The magnet valve of the invention advantageously has a smaller number of components, which in contrast to plastic parts are less vulnerable to fluctuations in temperature and humidity and have no tendency to swell. Thus not only the main valve seat but also the check valve seat can be stamped into the valve sleeve of the invention. In addition, by the valve insert sleeve and the valve sleeve of the magnet valve of the invention, which are made as deep-drawn parts, economical precision parts can be made available that can replace complicated turned or cold-forged parts.
The magnet valve of the invention can be used for instance in fluid assemblies that are employed in an anti-lock brake system (ABS) or a traction control system (TC system) or an electronic stability program system (ESP system).

Claims

1-10. (canceled)

11. A magnet valve having a magnet assembly and a valve cartridge,

the valve cartridge including a capsule, a valve insert connected to the capsule, and an armature disposed movably inside the capsule,

the armature including a tappet with a first closing element, a magnetic force generated by the magnet assembly moving the armature in the direction of the valve insert, causing the closing element to dip sealingly into a main valve seat, wherein the valve insert is embodied as a valve insert sleeve, into which a valve sleeve that includes the main valve seat is thrust.

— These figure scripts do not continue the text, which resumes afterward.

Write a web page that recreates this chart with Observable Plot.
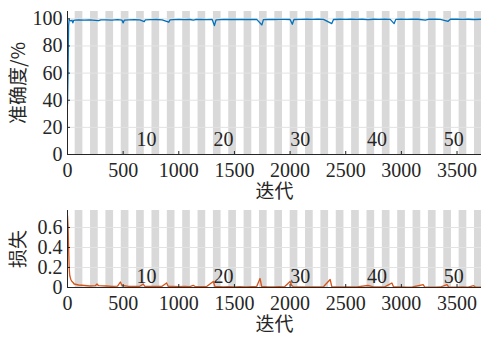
<!DOCTYPE html>
<html><head><meta charset="utf-8">
<script src="https://cdn.jsdelivr.net/npm/d3@7"></script>
<script src="https://cdn.jsdelivr.net/npm/@observablehq/plot@0.6"></script>
<style>
body{margin:0;background:#fff;overflow:hidden}
svg{display:block}
</style>
</head><body><div id="chart"></div>
<script>
const itersPerEpoch = 69;
const epochs = d3.range(1, 55);
const epochLabels = [10, 20, 30, 40, 50];
const xTicks = [0, 500, 1000, 1500, 2000, 2500, 3000, 3500];
const accTicks = [0, 20, 40, 60, 80, 100];
const lossTicks = [0, 0.2, 0.4, 0.6];
const xLabel = "迭代";
const accLabel = "准确度/%";
const lossLabel = "损失";

const accIter = [0,5,10,15,20,30,40,48,55,70,100,150,200,250,280,300,350,400,450,490,500,510,550,600,650,690,700,750,800,850,910,920,950,1000,1050,1100,1130,1150,1200,1250,1300,1320,1335,1400,1450,1500,1550,1600,1650,1700,1747,1760,1800,1850,1900,1950,2000,2020,2035,2100,2150,2200,2250,2300,2375,2390,2450,2500,2550,2600,2650,2700,2750,2800,2850,2900,2935,2950,3000,3050,3100,3150,3215,3250,3300,3350,3420,3440,3500,3550,3600,3650,3720];
const accValue = [37,60,95,99.5,99,98.5,99,97,98.8,99,99.2,99,99.3,98.9,98.6,99.2,99.3,99.1,99.4,99,97,99,99.3,99.4,99.2,98,99.3,99.4,99.5,99.3,97.5,99.2,99.4,99.5,99.4,99.5,99,99.5,99.6,99.4,99.5,95,99.3,99.6,99.5,99.6,99.5,99.6,99.5,99.6,95.5,99.4,99.6,99.5,99.6,99.6,99.5,96,99.5,99.6,99.7,99.6,99.7,99.6,96.5,99.5,99.7,99.6,99.7,99.6,99.7,99.4,99.7,99.6,99.7,99.6,96.5,99.6,99.7,99.6,99.7,99.7,99,99.7,99.7,99.6,98.2,99.7,99.7,99.6,99.7,99.5,99.7];

const lossIter = [0,5,10,15,20,30,40,50,60,80,100,150,200,250,265,280,350,400,450,475,490,550,600,650,681,695,750,800,850,890,905,950,1000,1050,1100,1130,1150,1200,1250,1310,1325,1400,1450,1500,1550,1600,1650,1700,1730,1745,1800,1850,1900,1950,2000,2015,2030,2100,2150,2200,2250,2300,2360,2375,2450,2500,2550,2600,2700,2750,2800,2850,2915,2930,3000,3050,3100,3196,3210,3300,3350,3410,3425,3500,3550,3600,3650,3665,3720];
const lossValue = [0.72,0.62,0.4,0.2,0.12,0.08,0.06,0.05,0.035,0.03,0.025,0.02,0.015,0.018,0.035,0.018,0.015,0.012,0.014,0.055,0.02,0.012,0.01,0.012,0.035,0.012,0.01,0.01,0.012,0.045,0.012,0.01,0.008,0.01,0.009,0.022,0.008,0.008,0.01,0.06,0.01,0.007,0.008,0.006,0.008,0.007,0.008,0.01,0.09,0.01,0.007,0.006,0.008,0.007,0.06,0.02,0.008,0.006,0.007,0.005,0.006,0.007,0.08,0.008,0.005,0.006,0.005,0.006,0.02,0.006,0.005,0.006,0.045,0.006,0.005,0.004,0.005,0.028,0.005,0.004,0.005,0.028,0.005,0.004,0.005,0.004,0.018,0.005,0.004];

const INK = "#262626";
const SERIF = "'Liberation Serif',serif";
const CJK = "'Noto Sans CJK SC',sans-serif";

function panel({iters, values, color, ticks, yMax, height, marginTop, marginBottom, yLabel, epochLabelY, tickLen, fmt, xLabelDy}) {
  const data = iters.map((x, i) => ({x, y: values[i]}));
  const xMax = 3720;
  return Plot.plot({
    width: 481, height, marginLeft: 67, marginRight: 0, marginTop, marginBottom,
    x: {domain: [0, xMax]},
    y: {domain: [0, yMax]},
    marks: [
      Plot.rect(epochs.filter(e => e % 2 === 0), {x1: e => (e - 1) * itersPerEpoch, x2: e => e * itersPerEpoch, y1: 0, y2: yMax, fill: "#d9d9d9", clip: true}),
      Plot.ruleY(ticks.filter(t => t > 0), {y: d => d, stroke: "#e3e3e3", strokeWidth: 1}),
      Plot.line(data, {x: "x", y: "y", stroke: color, strokeWidth: 1.3, clip: true}),
      Plot.ruleX([0], {stroke: INK, strokeWidth: 1}),
      Plot.ruleY([0], {stroke: INK, strokeWidth: 1}),
      Plot.ruleX(xTicks, {x: d => d, y1: 0, y2: tickLen * yMax / (height - marginTop - marginBottom), stroke: INK}),
      Plot.ruleY(ticks, {y: d => d, x1: 0, x2: tickLen * xMax / 414, stroke: INK}),
      Plot.axisX(xTicks, {tickSize: 0, tickPadding: 8, label: null, tickFormat: d => String(d), fill: INK, fontSize: 20, fontFamily: SERIF}),
      Plot.axisY(ticks, {tickSize: 0, tickPadding: 5, label: null, tickFormat: fmt, fill: INK, fontSize: 20, fontFamily: SERIF}),
      Plot.text(epochLabels, {x: n => (n - 1) * itersPerEpoch, y: epochLabelY, text: n => String(n), textAnchor: "start", lineAnchor: "middle", fill: INK, fontSize: 20, fontFamily: SERIF}),
      Plot.text([yLabel], {frameAnchor: "left", textAnchor: "middle", lineAnchor: "middle", rotate: -90, dx: -49, text: d => d, fontSize: 19, fill: INK, fontFamily: CJK}),
      Plot.text([xLabel], {frameAnchor: "bottom", textAnchor: "middle", lineAnchor: "middle", dy: xLabelDy, text: d => d, fontSize: 19, fill: INK, fontFamily: CJK})
    ]
  });
}

const root = document.getElementById("chart");
root.append(panel({iters: accIter, values: accValue, color: "#0072BD", ticks: accTicks, yMax: 105.4, height: 204, marginTop: 11, marginBottom: 50, yLabel: accLabel, epochLabelY: 11, tickLen: 3, fmt: d => String(d), xLabelDy: 37}));
root.append(panel({iters: lossIter, values: lossValue, color: "#D95319", ticks: lossTicks, yMax: 0.77, height: 135, marginTop: 6, marginBottom: 52, yLabel: lossLabel, epochLabelY: 0.105, tickLen: 3, fmt: d => String(d), xLabelDy: 37}));
</script></body></html>
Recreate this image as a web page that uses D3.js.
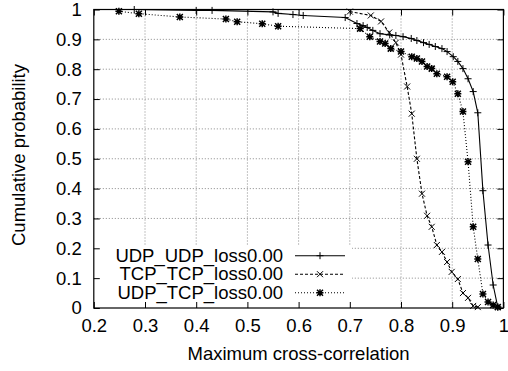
<!DOCTYPE html>
<html>
<head>
<meta charset="utf-8">
<script src="https://cdn.jsdelivr.net/npm/d3@7"></script>
<style>
  body { margin: 0; background: #fff; }
  text { font-family: "Liberation Sans", Arial, sans-serif; fill: #000; }
</style>
</head>
<body>
<script>
// CDF of maximum cross-correlation, three runs

// UDP_UDP_loss0.00 (solid, + marks)
var udpUdpX = [0.279, 0.400, 0.431, 0.550, 0.560, 0.589, 0.609, 0.691, 0.714, 0.726, 0.734, 0.745,
               0.759, 0.778, 0.790, 0.804, 0.820, 0.831, 0.844, 0.855, 0.867, 0.880, 0.890, 0.902,
               0.911, 0.921, 0.931, 0.941, 0.950, 0.960, 0.970, 0.980, 0.989];
var udpUdpY = [1.000, 0.997, 0.997, 0.992, 0.987, 0.983, 0.980, 0.973, 0.953, 0.946, 0.940, 0.930,
               0.919, 0.915, 0.913, 0.909, 0.903, 0.896, 0.889, 0.883, 0.876, 0.869, 0.859, 0.842,
               0.826, 0.802, 0.768, 0.725, 0.654, 0.393, 0.211, 0.077, 0.003];

// TCP_TCP_loss0.00 (dashed, x marks)
var tcpTcpX = [0.700, 0.741, 0.761, 0.777, 0.790, 0.800, 0.812, 0.821, 0.831, 0.841, 0.851, 0.860,
               0.870, 0.880, 0.890, 0.899, 0.911, 0.921, 0.931, 0.941, 0.950];
var tcpTcpY = [0.993, 0.980, 0.960, 0.923, 0.889, 0.849, 0.742, 0.651, 0.500, 0.383, 0.309, 0.272,
               0.211, 0.188, 0.154, 0.121, 0.097, 0.050, 0.034, 0.007, 0.003];

// UDP_TCP_loss0.00 (dotted, * marks)
var udpTcpX = [0.249, 0.288, 0.368, 0.458, 0.480, 0.529, 0.560, 0.720, 0.739, 0.759, 0.769, 0.780,
               0.800, 0.821, 0.831, 0.841, 0.851, 0.860, 0.870, 0.890, 0.901, 0.911, 0.921, 0.931,
               0.941, 0.950, 0.960, 0.970, 0.980, 0.989];
var udpTcpY = [0.994, 0.986, 0.975, 0.968, 0.959, 0.952, 0.944, 0.936, 0.909, 0.893, 0.886, 0.869,
               0.859, 0.842, 0.836, 0.826, 0.809, 0.802, 0.785, 0.775, 0.758, 0.718, 0.658, 0.490,
               0.272, 0.164, 0.047, 0.020, 0.010, 0.003];

var seriesNames = ["UDP_UDP_loss0.00", "TCP_TCP_loss0.00", "UDP_TCP_loss0.00"];
var xTicks = [0.2, 0.3, 0.4, 0.5, 0.6, 0.7, 0.8, 0.9, 1];
var yTicks = [0, 0.1, 0.2, 0.3, 0.4, 0.5, 0.6, 0.7, 0.8, 0.9, 1];

const w = 508;
const h = 371;
const pLeft = 93.8, pRight = 503.4, pTop = 9.5, pBottom = 308;
const fontSize = "18.5px";

var svg = d3.select("body").append("svg")
            .attr("width", w)
            .attr("height", h);

var xScale = d3.scaleLinear().domain([0.2, 1]).range([pLeft, pRight]);
var yScale = d3.scaleLinear().domain([0, 1]).range([pBottom, pTop]);

// grid lines
svg.selectAll(".vgrid")
   .data(xTicks.slice(1, -1))
   .enter().append("line")
   .attr("x1", d => xScale(d)).attr("x2", d => xScale(d))
   .attr("y1", pTop).attr("y2", pBottom)
   .attr("stroke", "#888").attr("stroke-width", 1)
   .attr("stroke-dasharray", "1,2");
svg.selectAll(".hgrid")
   .data(yTicks.slice(1, -1))
   .enter().append("line")
   .attr("x1", pLeft).attr("x2", pRight)
   .attr("y1", d => yScale(d)).attr("y2", d => yScale(d))
   .attr("stroke", "#888").attr("stroke-width", 1)
   .attr("stroke-dasharray", "1,2");

// opaque key box hides the grid behind it
svg.append("rect")
   .attr("x", pLeft).attr("y", 246)
   .attr("width", 352 - pLeft).attr("height", pBottom - 246)
   .attr("fill", "#fff");

// axes: ticks inside, mirrored on top and right
var axB = svg.append("g").attr("transform", "translate(0," + pBottom + ")")
             .call(d3.axisBottom(xScale).tickValues(xTicks).tickSizeInner(-6).tickSizeOuter(0)
                     .tickPadding(11).tickFormat(d3.format("")));
var axT = svg.append("g").attr("transform", "translate(0," + pTop + ")")
             .call(d3.axisTop(xScale).tickValues(xTicks).tickSizeInner(-6).tickSizeOuter(0)
                     .tickFormat(""));
var axL = svg.append("g").attr("transform", "translate(" + pLeft + ",0)")
             .call(d3.axisLeft(yScale).tickValues(yTicks).tickSizeInner(-6).tickSizeOuter(0)
                     .tickPadding(12).tickFormat(d3.format("")));
var axR = svg.append("g").attr("transform", "translate(" + pRight + ",0)")
             .call(d3.axisRight(yScale).tickValues(yTicks).tickSizeInner(-6).tickSizeOuter(0)
                     .tickFormat(""));
[axB, axT, axL, axR].forEach(function(a) {
  a.select(".domain").remove();
  a.selectAll("line").attr("stroke", "#000");
  a.selectAll("text").style("font-size", fontSize)
   .style("font-family", "'Liberation Sans', Arial, sans-serif");
});

// frame
svg.append("rect")
   .attr("x", pLeft).attr("y", pTop)
   .attr("width", pRight - pLeft).attr("height", pBottom - pTop)
   .attr("fill", "none").attr("stroke", "#000").attr("stroke-width", 1.2);

// axis titles
svg.append("text")
   .attr("x", (pLeft + pRight) / 2).attr("y", 360)
   .style("text-anchor", "middle").style("font-size", fontSize)
   .text("Maximum cross-correlation");
svg.append("text")
   .attr("transform", "translate(25,155) rotate(-90)")
   .style("text-anchor", "middle").style("font-size", fontSize)
   .text("Cumulative probability");

// marker path builders
function plus(x, y) {
  var s = 3.5;
  return "M" + (x - s) + "," + y + "H" + (x + s) + "M" + x + "," + (y - s) + "V" + (y + s);
}
function cross(x, y) {
  var s = 3;
  return "M" + (x - s) + "," + (y - s) + "L" + (x + s) + "," + (y + s) +
         "M" + (x - s) + "," + (y + s) + "L" + (x + s) + "," + (y - s);
}
function star(x, y) {
  return plus(x, y) + cross(x, y);
}

var series = [
  {name: seriesNames[0], xs: udpUdpX, ys: udpUdpY, dash: null, mark: plus, mw: 1},
  {name: seriesNames[1], xs: tcpTcpX, ys: tcpTcpY, dash: "3,2", mark: cross, mw: 1},
  {name: seriesNames[2], xs: udpTcpX, ys: udpTcpY, dash: "1,2", mark: star, mw: 1.5}
];

var line = d3.line().x(d => xScale(d[0])).y(d => yScale(d[1]));

series.forEach(function(s, k) {
  var pts = s.xs.map((x, i) => [x, s.ys[i]]);
  svg.append("path")
     .attr("d", line(pts))
     .attr("fill", "none").attr("stroke", "#000").attr("stroke-width", 1.1)
     .attr("stroke-dasharray", s.dash);
  svg.append("path")
     .attr("d", pts.map(p => s.mark(xScale(p[0]), yScale(p[1]))).join(""))
     .attr("fill", "none").attr("stroke", "#000").attr("stroke-width", s.mw);

  // key entry
  var ky = 255.7 + k * 18.5;
  svg.append("text")
     .attr("x", 283).attr("y", ky + 6.2)
     .style("text-anchor", "end").style("font-size", fontSize)
     .text(s.name);
  svg.append("line")
     .attr("x1", 295).attr("x2", 345).attr("y1", ky).attr("y2", ky)
     .attr("stroke", "#000").attr("stroke-width", 1.1)
     .attr("stroke-dasharray", s.dash);
  svg.append("path")
     .attr("d", s.mark(320, ky))
     .attr("fill", "none").attr("stroke", "#000").attr("stroke-width", s.mw);
});
</script>
</body>
</html>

12. The magnet valve as defined by claim 11, wherein the valve sleeve is embodied as a deep-drawn part, into which the main valve seat and a check valve seat are introduced by a forming operation.

13. The magnet valve as defined by claim 11, wherein the valve sleeve is embodied as a deep-drawn part open at the bottom, into which a valve body in which the main valve seat and a check valve seat are disposed is thrust.

14. The magnet valve as defined by claim 11, wherein a first filter includes a check valve seat.

15. The magnet valve as defined by claim 12, including a second closing element, which closes or opens the check valve seat as a function of a flow direction of a volumetric flow.

16. The magnet valve as defined by claim 13, including a second closing element, which closes or opens the check valve seat as a function of a flow direction of a volumetric flow.

17. The magnet valve as defined by claim 14, including a second closing element, which closes or opens the check valve seat as a function of a flow direction of a volumetric flow.

18. The magnet valve as defined by claim 15, wherein the stroke of the second closing element is limited by a first filter.

19. The magnet valve as defined by claim 16, wherein the stroke of the second closing element is limited by a first filter.

20. The magnet valve as defined by claim 17, wherein the stroke of the second closing element is limited by a first filter.

21. The magnet valve as defined by claim 15, wherein a first volumetric flow, regulated by the first closing element, presses the second closing element sealingly into the check valve seat.

22. The magnet valve as defined by claim 18, wherein a first volumetric flow, regulated by the first closing element, presses the second closing element sealingly into the check valve seat.

23. The magnet valve as defined by claim 20, wherein a first volumetric flow, regulated by the first closing element, presses the second closing element sealingly into the check valve seat.

24. The magnet valve as defined by claim 15, wherein a second volumetric flow presses the second closing element out of the check valve seat and opens the check valve seat.

25. The magnet valve as defined by claim 18, wherein a second volumetric flow presses the second closing element out of the check valve seat and opens the check valve seat.

26. The magnet valve as defined by claim 21, wherein a second volumetric flow presses the second closing element out of the check valve seat and opens the check valve seat.

27. The magnet valve as defined by claim 11, wherein a bracing segment is integrally formed onto the valve sleeve, and a restoring spring, counter to whose force the armature is movable in the direction of the valve insert sleeve, is braced on this bracing segment.

28. The magnet valve as defined by claim 13, wherein a bracing segment is integrally formed onto the valve sleeve, and a restoring spring, counter to whose force the armature is movable in the direction of the valve insert sleeve, is braced on this bracing segment.

29. The magnet valve as defined by claim 11, wherein the valve cartridge, via a wedging flange integrally formed onto the valve insert sleeve, is wedged on a wedging region in a fluid assembly and seals off the valve sleeve from the fluid assembly via a press fit.

30. The magnet valve as defined by claim 14, wherein the valve cartridge, via a wedging flange integrally formed onto the valve insert sleeve, is wedged on a wedging region in a fluid assembly and seals off the first filter from the fluid assembly via a press fit.